Paul Murphy / Eyewitness News
Just weeks after his release from home detention and nearly a decade since he left for federal prison, former Governor Edwin Edwards is reclaiming his swagger and shining up his tarnished reputation.
Saturday, three of his children introduced him at a news conference at the Hotel Monteleone in the New Orleans French Quarter, saying their father kept the two promises he made when walked into prison in October 2002.
"He guaranteed us he would live to walk out and that they would not beat him," said his daughter Anna Edwards.
On Friday, Edwards married his third wife, Trina Grimes Scott.
He says she was among the thousands of people who wrote him after the last year's release of biography.
Edwards says he quickly struck up a friendship with the 32-year-old registered Republican.

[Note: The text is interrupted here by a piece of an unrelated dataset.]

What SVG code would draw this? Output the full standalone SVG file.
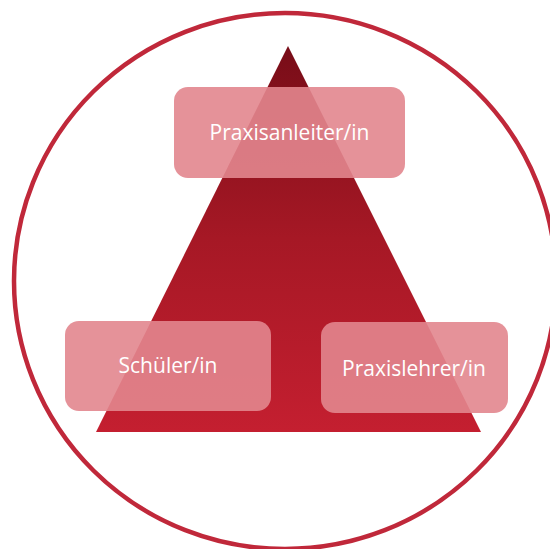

"I have had a very checkered life and there was a time in my life when many people would have been happy to visit with me, wherever I was, whatever I was doing," said Edwards. "This was different. I was in prison and she was free, but she came."
Supporters paid $250 a plate for a seat at Edwards' birthday bash and roast. Roasters included longtime friends Sen. John Alario, former insurance commissioner and secretary of state Jim Brown, Democratic party chair Buddy Leach, businessman Bill Goldring, socialite Mickey Easterling and artist George Rodrigue.
Before the private affair, Edwards wanted to set the record straight on a number of issues.
The former governor says despite his federal corruption conviction, he did not steal from taxpayers.
"Whatever my problems are or were, they did not and do not and will not involve taking money from the people of this state," said Edwards. "That's a fact."
Edwards says he was also never convicted of selling lucrative state riverboat casino licenses.
"What I was convicted of was extortion," said Edwards. "Friends who were used by the government to testify against me, testified that I extorted them. Not one of them testified that I had done anything to help him."
Edwards also said Louisiana's current Governor Bobby Jindal won't be able to solve the problems now facing Louisiana on his way to Washington, D.C.
"I think he makes a good governor for California, Minnesota, Florida, all those places where people have been putting up all that money concerned who the governor of Louisiana is."
The former governor thanked his many supporters for writing him while he was in prison. He says he received about 35,000 letters at the rate of about 15 per day, 75 per week.
"I couldn't begin to tell you how what it has meant to me that people are so gracious and kind and understanding," said Edwards.
Edwards ended a long night at a book signing of his authorized biography, with author Leo Honeycutt. There are plans to sell videotaped copies of the evening's roast and a book about the event as well.